Influenced by earlier duet acts such as Karl and Harty, and by the emotionally charged hymns of the Holiness movement at that time flourishing in the American South, they tapped into a rich vein of folk song and ballad, and evolved a repertoire that continues to form the basis of much of today's bluegrass and "old-time" music. Their vocals, anchored by Earl's thumb-pick guitar work and adorned by Bill's mandolin runs, influenced not only later brother acts such as the Louvins and the Everlys, but also the country rock pioneers of the Sixties.

Natives of North Carolina, the Bolicks' parents were "lint heads", working in the local cotton mills, and the brothers could reasonably have been expected to follow them. Instead, encouraged by their father's interest in hymn-singing, they turned to music. Bill learned to play the guitar and, having taught it to his younger brother, eventually took up the mandolin.

By 1935, Bill Bolick was working professionally alongside Homer Sherrill and Lute Isenhour out of Asheville, North Carolina, in an outfit that gained a regional following as the Crazy Hickory Nuts, sponsored by the Crazy Water Crystal Company. The group split following a dispute with the Crazy Water executive J.W. Fincher, but within months Bolick and Sherrill, this time joined by Earl, were back in Asheville, performing as the JFG Coffee-sponsored Good Coffee Boys.

They moved on to the Atlanta radio station WGST, successfully working for a while as the Blue Ridge Hillbillies, but in 1936 the Bolicks and Sherrill parted company. Returning to North Carolina the brothers headed for Charlotte, where Fincher had arranged a recording session for the Hillbillies prior to their bust-up. Although RCA Victor's A&R man, Eli Oberstein, had received notice that they weren't to record, he afforded them an audition and, after just a verse and chorus of "Sunny Side of Life", decided to let them cut 10 sides. Bill was 18 and Earl just 16 years old.

The numbers they recorded included not only "Sunny Side of Life", which they had learned from an old hymnal, but also their classic version of Karl Davis's "I'm Just Here to Get My Baby Out of Jail" and "Midnight on the Stormy Sea", a song popularised by the blind duo Mac and Bob. Oberstein suggested they change their name to prevent confusion with other acts and the Bolicks settled on the Blue Sky Boys – "blue" from the neighbouring Blue Ridge Mountains and "sky" because the area was known as "The Land of the Sky".

The Blue Sky Boys then took a break from performing while Bill recovered from a tonsillectomy, and when they once again took up music it was as members of J.E. Mainer's Mountaineers, a situation engineered by Fincher that proved unsatisfactory to all.
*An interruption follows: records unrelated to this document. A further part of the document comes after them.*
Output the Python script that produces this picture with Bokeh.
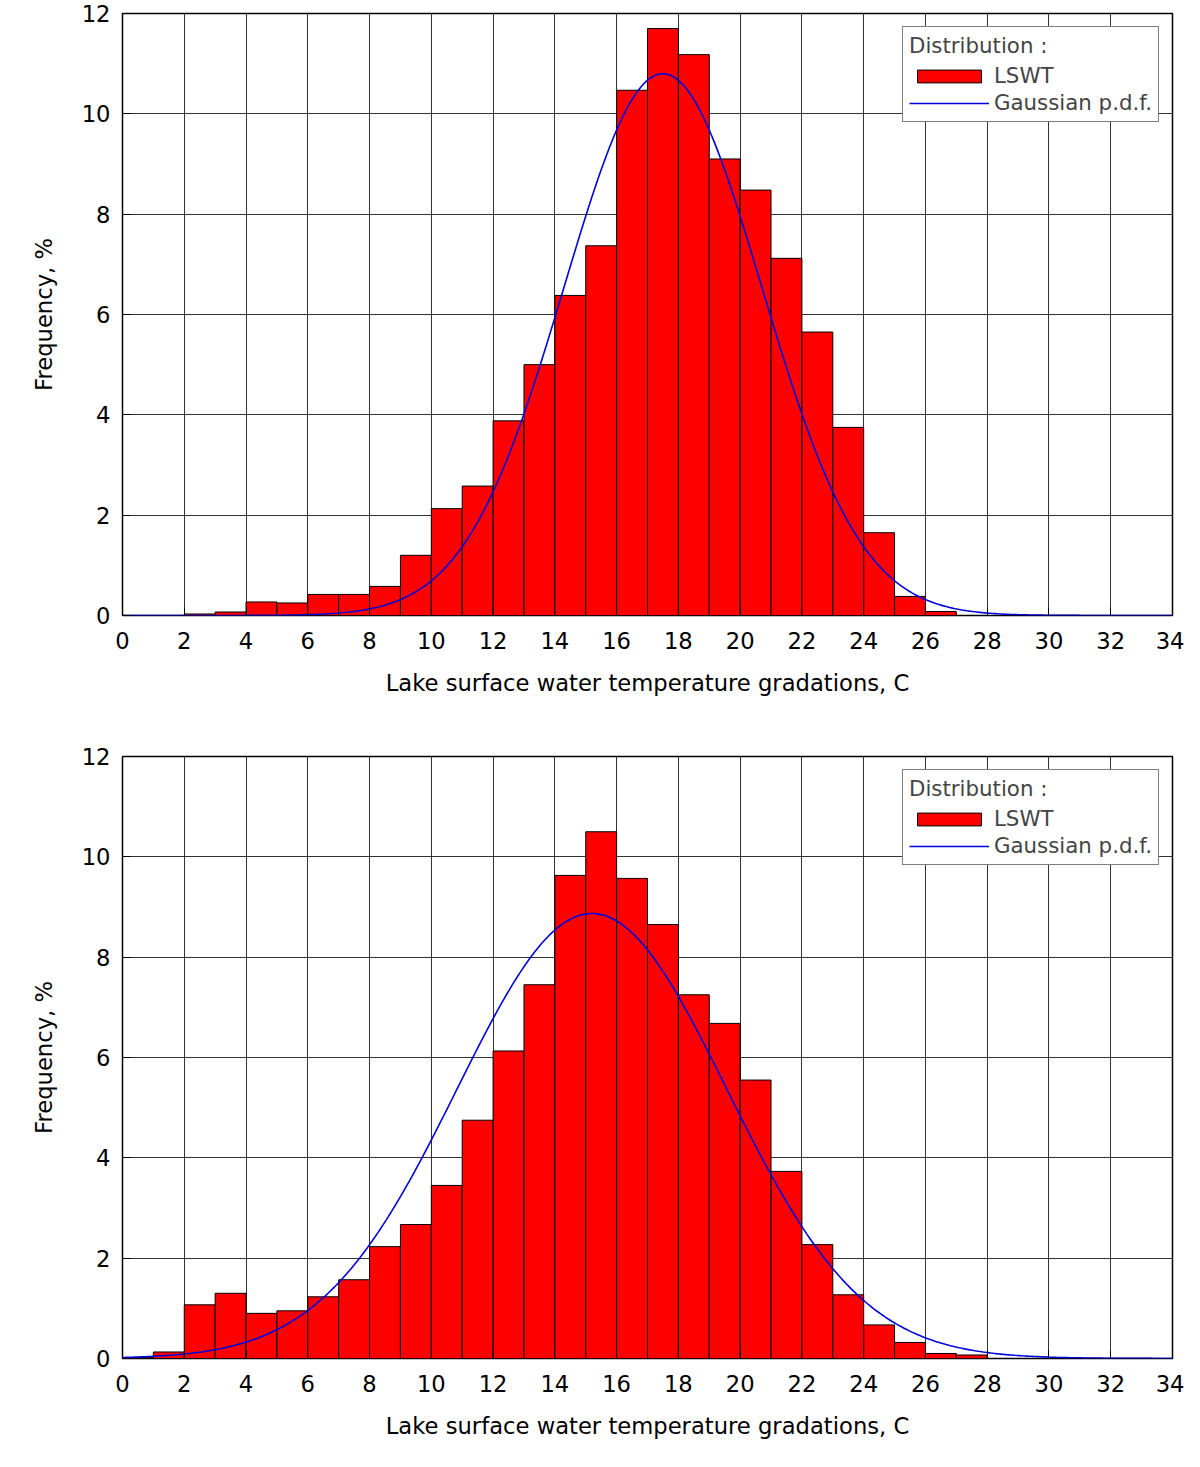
import numpy as np
from bokeh.plotting import figure
from bokeh.layouts import column
from bokeh.models import Legend, LegendItem, Label, FixedTicker
from bokeh.embed import file_html
from bokeh.resources import INLINE

# Panel (a)
a_left = list(range(2, 27))
a_freq = [0.03, 0.07, 0.27, 0.25, 0.42, 0.42, 0.58, 1.2, 2.13, 2.58, 3.88, 5.0, 6.38, 7.37,
          10.47, 11.7, 11.18, 9.1, 8.48, 7.12, 5.65, 3.75, 1.65, 0.38, 0.08]
a_mean, a_sigma, a_peak = 17.5, 3.2, 10.8

# Panel (b)
b_left = list(range(0, 28))
b_freq = [0.02, 0.13, 1.07, 1.3, 0.9, 0.95, 1.23, 1.57, 2.23, 2.67, 3.45, 4.75, 6.13, 7.45,
          9.63, 10.5, 9.57, 8.65, 7.25, 6.68, 5.55, 3.73, 2.27, 1.27, 0.67, 0.32, 0.1, 0.07]
b_mean, b_sigma, b_peak = 15.2, 4.36, 8.87

x_ticks = list(range(0, 35, 2))
y_ticks = list(range(0, 13, 2))
FONT = "DejaVu Sans"


def panel(tag, left, freq, mean, sigma, peak, border_top, border_bottom):
    p = figure(width=1184, height=border_top + 602 + border_bottom, x_range=(0, 34), y_range=(0, 12),
               output_backend="svg", toolbar_location=None,
               min_border_left=122, min_border_right=12, min_border_top=border_top,
               min_border_bottom=border_bottom)
    p.outline_line_color = "black"
    p.outline_line_width = 1.5
    for ax in (p.xaxis, p.yaxis):
        ax.major_label_text_font = FONT
        ax.major_label_text_font_size = "17pt"
        ax.axis_label_text_font = FONT
        ax.axis_label_text_font_size = "17pt"
        ax.axis_label_text_font_style = "normal"
        ax.axis_line_color = None
        ax.major_tick_in = 8
        ax.major_tick_out = 0
        ax.minor_tick_line_color = None
        ax.major_label_text_color = "black"
        ax.axis_label_text_color = "black"
    p.xaxis.major_label_standoff = 16
    p.xaxis.axis_label_standoff = 18
    p.yaxis.major_label_standoff = 12
    p.yaxis.axis_label_standoff = 22
    p.xaxis.ticker = FixedTicker(ticks=x_ticks)
    p.yaxis.ticker = FixedTicker(ticks=y_ticks)
    p.xaxis.axis_label = "Lake surface water temperature gradations, C"
    p.yaxis.axis_label = "Frequency, %"
    p.xgrid.ticker = FixedTicker(ticks=x_ticks)
    p.ygrid.ticker = FixedTicker(ticks=y_ticks)
    for g in (p.xgrid, p.ygrid):
        g.grid_line_color = "black"
        g.grid_line_alpha = 0.8
        g.grid_line_width = 1

    rights = [l + 1 for l in left]
    bars = p.quad(left=left, right=rights, bottom=0, top=freq, fill_color="#ff0000",
                  line_color="black", line_width=1)
    xs = np.linspace(0, 34, 400)
    ys = peak * np.exp(-(xs - mean) ** 2 / (2 * sigma ** 2))
    curve = p.line(xs, ys, line_color="#0000dd", line_width=1.6)

    leg = Legend(items=[LegendItem(label="LSWT", renderers=[bars]),
                        LegendItem(label="Gaussian p.d.f.", renderers=[curve])],
                 location="top_right", title="Distribution :")
    leg.title_text_font = FONT
    leg.title_text_font_size = "16pt"
    leg.title_text_font_style = "normal"
    leg.label_text_font = FONT
    leg.label_text_font_size = "16pt"
    leg.border_line_color = "black"
    leg.glyph_width = 80
    leg.glyph_height = 16
    leg.margin = 13
    leg.padding = 6
    leg.spacing = 2
    leg.background_fill_alpha = 1
    p.add_layout(leg)

    p.add_layout(Label(x=-3.75, y=11.95, text=tag, text_font=FONT, text_font_size="18pt",
                       text_font_style="bold", text_baseline="middle", text_color="black"))
    return p


pa = panel("(a)", a_left, a_freq, a_mean, a_sigma, a_peak, 13, 112)
pb = panel("(b)", b_left, b_freq, b_mean, b_sigma, b_peak, 29, 93)
layout = column(pa, pb, spacing=0)
open("out.html", "w").write(file_html(layout, INLINE))
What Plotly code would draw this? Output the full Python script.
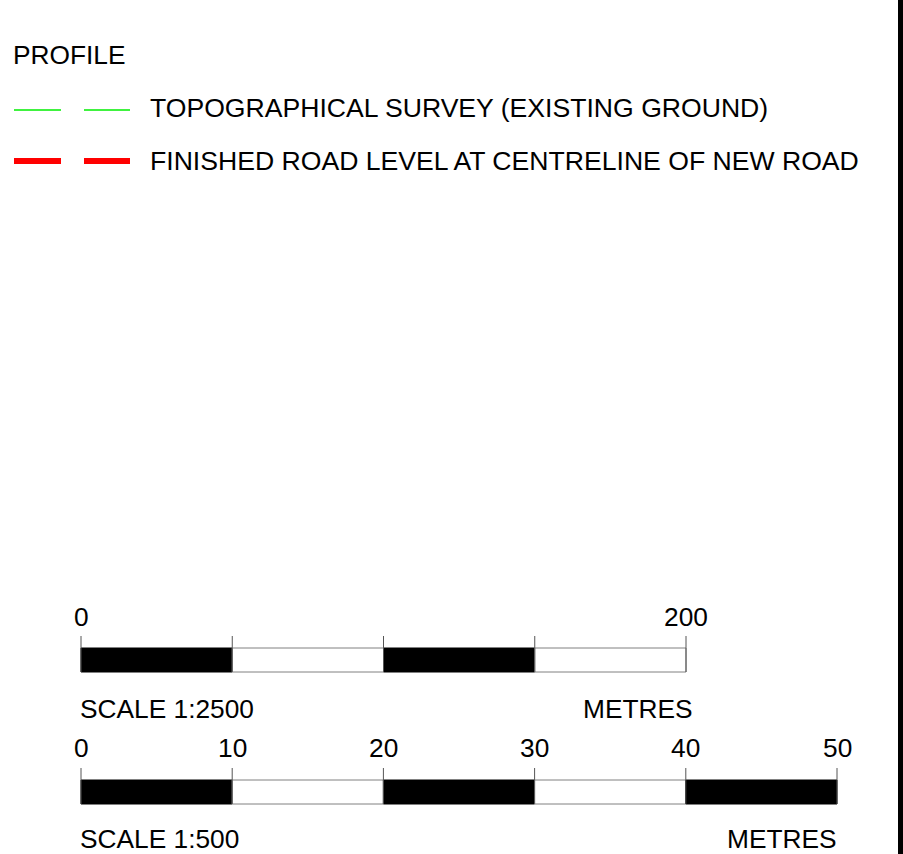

They reformed the duo and went back to Charlotte for a second recording session. Over the next few years they cut a series of classic sides, including "Can't You Hear That Nightbird Crying?" (1936), "Katie Dear" (1938) and "Are You From Dixie?" (1939).

Both brothers served during the Second World War and on returning found that tastes were changing. Although they continued to come up with classics – "Kentucky" and "Garden in the Sky" (both 1947) among them – RCA began to pressure them into using an electric guitar, a situation neither was prepared to accept. It was that, coupled with public indifference, that led them to disband in 1951. Bill joined the postal service, while Earl worked for Lockheed.

Although the Blue Sky Boys must have thought themselves forgotten, in 1962, on the back of the folk boom, Starday issued an album of radio transcriptions, rekindling an interest that resulted in two further discs for the label: Together Again and Precious Moments. A 1965 album on Capitol of a concert recorded at UCLA was followed 10 years later by an LP of new recordings for Rounder. In April 1975 the Blue Sky Boys gave their last concert together at Duke University, before retiring. Earl Bolick died in 1998.

Paul Wadey

William Bolick, singer and mandolinist: born Hickory, North Carolina 28 October 1917; married 1957 Doris Wallace; died Hickory 14 March 2008.